▶ _Requirements_: Transcribe everything in the data word for word. Pictures are left out.

▶ _Supplied material_:
###
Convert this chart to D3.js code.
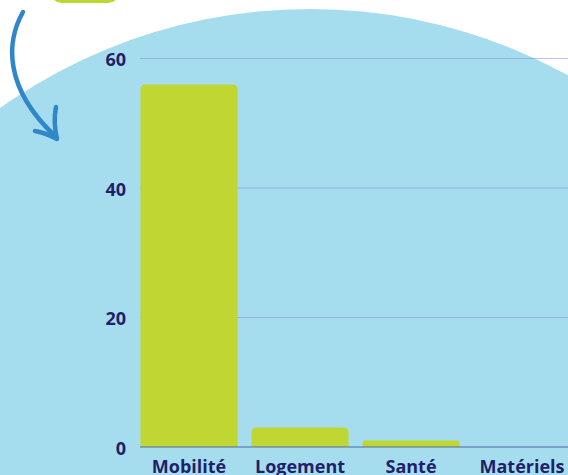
<!DOCTYPE html>
<html>
<head>
<meta charset="utf-8">
<script src="https://cdn.jsdelivr.net/npm/d3@7"></script>
<style>
  html, body { margin: 0; padding: 0; background: #fff; overflow: hidden; }
  text { font-family: "Open Sans", "Noto Sans", sans-serif; font-weight: 700; }
</style>
</head>
<body>
<div id="chart-container"></div>
<script>
const categories = ["Mobilité", "Logement", "Santé", "Matériels"];
const values = [56, 3, 1, 0];
const yTicks = [0, 20, 40, 60];

(() => {
  const width = 568;
  const height = 475;
  const navy = "#1f1f6b";

  const svg = d3.create("svg")
    .attr("width", width)
    .attr("height", height)
    .attr("viewBox", [0, 0, width, height]);

  // big light blue circle in the background
  svg.append("circle")
    .attr("cx", 310)
    .attr("cy", 544)
    .attr("r", 535)
    .attr("fill", "#a6ddee");

  // green badge cut off at the top
  svg.append("rect")
    .attr("x", 50).attr("y", -24)
    .attr("width", 70).attr("height", 27)
    .attr("rx", 12)
    .attr("fill", "#bfd632");

  // curved arrow
  svg.append("path")
    .attr("d", "M23,12 C6,42 4,88 55,136")
    .attr("fill", "none")
    .attr("stroke", "#2f86c9")
    .attr("stroke-width", 4.5)
    .attr("stroke-linecap", "round");
  svg.append("path")
    .attr("d", "M35,131 Q46,133 57,139 Q53,122 56,107")
    .attr("fill", "none")
    .attr("stroke", "#2f86c9")
    .attr("stroke-width", 4.5)
    .attr("stroke-linecap", "round")
    .attr("stroke-linejoin", "round");

  const x = d3.scaleBand()
    .domain(categories)
    .range([133.5, 577.5])
    .paddingInner(0.125)
    .paddingOuter(0.0625);

  const y = d3.scaleLinear()
    .domain([0, 60])
    .range([447, 58.5]);

  // gridlines
  svg.append("g")
    .selectAll("line")
    .data(yTicks.filter(d => d !== 0))
    .join("line")
    .attr("x1", 140).attr("x2", width)
    .attr("y1", d => y(d)).attr("y2", d => y(d))
    .attr("stroke", "#6f86cc")
    .attr("stroke-opacity", 0.45)
    .attr("stroke-width", 1);

  // bars with rounded top corners
  const r = 5;
  svg.append("g")
    .attr("fill", "#bfd633")
    .selectAll("path")
    .data(categories.map((c, i) => ({c, v: values[i]})).filter(d => d.v > 0))
    .join("path")
    .attr("d", d => {
      const x0 = x(d.c), x1 = x0 + x.bandwidth();
      const y0 = y(0), y1 = y(d.v);
      const rr = Math.min(r, (y0 - y1) / 2);
      return `M${x0},${y0} V${y1 + rr} Q${x0},${y1} ${x0 + rr},${y1} H${x1 - rr} Q${x1},${y1} ${x1},${y1 + rr} V${y0} Z`;
    });

  // baseline
  svg.append("line")
    .attr("x1", 140).attr("x2", width)
    .attr("y1", y(0)).attr("y2", y(0))
    .attr("stroke", "#4d6aa6")
    .attr("stroke-width", 1.2);

  // y axis labels
  const yAxis = svg.append("g")
    .attr("transform", "translate(126,0)")
    .call(d3.axisLeft(y).tickValues(yTicks).tickSize(0).tickPadding(0));
  yAxis.select(".domain").remove();
  yAxis.selectAll("text")
    .attr("fill", navy)
    .style("font-size", "18px")
    .style("font-family", "'Open Sans', sans-serif")
    .style("font-weight", "700")
    .attr("dy", "0.4em");

  // x axis labels
  const xAxis = svg.append("g")
    .attr("transform", `translate(0,${y(0)})`)
    .call(d3.axisBottom(x).tickSize(0).tickPadding(13));
  xAxis.select(".domain").remove();
  xAxis.selectAll("text")
    .attr("fill", navy)
    .style("font-size", "18px")
    .style("font-family", "'Open Sans', sans-serif")
    .style("font-weight", "700");

  d3.select("#chart-container").append(() => svg.node());
})();
</script>
</body>
</html>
###
▶ _Finished exercise_:
Convert this chart to D3.js code.
<!DOCTYPE html>
<html>
<head>
<meta charset="utf-8">
<script src="https://cdn.jsdelivr.net/npm/d3@7"></script>
<style>
  html, body { margin: 0; padding: 0; background: #fff; overflow: hidden; }
  text { font-family: "Open Sans", "Noto Sans", sans-serif; font-weight: 700; }
</style>
</head>
<body>
<div id="chart-container"></div>
<script>
const categories = ["Mobilité", "Logement", "Santé", "Matériels"];
const values = [56, 3, 1, 0];
const yTicks = [0, 20, 40, 60];

(() => {
  const width = 568;
  const height = 475;
  const navy = "#1f1f6b";

  const svg = d3.create("svg")
    .attr("width", width)
    .attr("height", height)
    .attr("viewBox", [0, 0, width, height]);

  // big light blue circle in the background
  svg.append("circle")
    .attr("cx", 310)
    .attr("cy", 544)
    .attr("r", 535)
    .attr("fill", "#a6ddee");

  // green badge cut off at the top
  svg.append("rect")
    .attr("x", 50).attr("y", -24)
    .attr("width", 70).attr("height", 27)
    .attr("rx", 12)
    .attr("fill", "#bfd632");

  // curved arrow
  svg.append("path")
    .attr("d", "M23,12 C6,42 4,88 55,136")
    .attr("fill", "none")
    .attr("stroke", "#2f86c9")
    .attr("stroke-width", 4.5)
    .attr("stroke-linecap", "round");
  svg.append("path")
    .attr("d", "M35,131 Q46,133 57,139 Q53,122 56,107")
    .attr("fill", "none")
    .attr("stroke", "#2f86c9")
    .attr("stroke-width", 4.5)
    .attr("stroke-linecap", "round")
    .attr("stroke-linejoin", "round");

  const x = d3.scaleBand()
    .domain(categories)
    .range([133.5, 577.5])
    .paddingInner(0.125)
    .paddingOuter(0.0625);

  const y = d3.scaleLinear()
    .domain([0, 60])
    .range([447, 58.5]);

  // gridlines
  svg.append("g")
    .selectAll("line")
    .data(yTicks.filter(d => d !== 0))
    .join("line")
    .attr("x1", 140).attr("x2", width)
    .attr("y1", d => y(d)).attr("y2", d => y(d))
    .attr("stroke", "#6f86cc")
    .attr("stroke-opacity", 0.45)
    .attr("stroke-width", 1);

  // bars with rounded top corners
  const r = 5;
  svg.append("g")
    .attr("fill", "#bfd633")
    .selectAll("path")
    .data(categories.map((c, i) => ({c, v: values[i]})).filter(d => d.v > 0))
    .join("path")
    .attr("d", d => {
      const x0 = x(d.c), x1 = x0 + x.bandwidth();
      const y0 = y(0), y1 = y(d.v);
      const rr = Math.min(r, (y0 - y1) / 2);
      return `M${x0},${y0} V${y1 + rr} Q${x0},${y1} ${x0 + rr},${y1} H${x1 - rr} Q${x1},${y1} ${x1},${y1 + rr} V${y0} Z`;
    });

  // baseline
  svg.append("line")
    .attr("x1", 140).attr("x2", width)
    .attr("y1", y(0)).attr("y2", y(0))
    .attr("stroke", "#4d6aa6")
    .attr("stroke-width", 1.2);

  // y axis labels
  const yAxis = svg.append("g")
    .attr("transform", "translate(126,0)")
    .call(d3.axisLeft(y).tickValues(yTicks).tickSize(0).tickPadding(0));
  yAxis.select(".domain").remove();
  yAxis.selectAll("text")
    .attr("fill", navy)
    .style("font-size", "18px")
    .style("font-family", "'Open Sans', sans-serif")
    .style("font-weight", "700")
    .attr("dy", "0.4em");

  // x axis labels
  const xAxis = svg.append("g")
    .attr("transform", `translate(0,${y(0)})`)
    .call(d3.axisBottom(x).tickSize(0).tickPadding(13));
  xAxis.select(".domain").remove();
  xAxis.selectAll("text")
    .attr("fill", navy)
    .style("font-size", "18px")
    .style("font-family", "'Open Sans', sans-serif")
    .style("font-weight", "700");

  d3.select("#chart-container").append(() => svg.node());
})();
</script>
</body>
</html>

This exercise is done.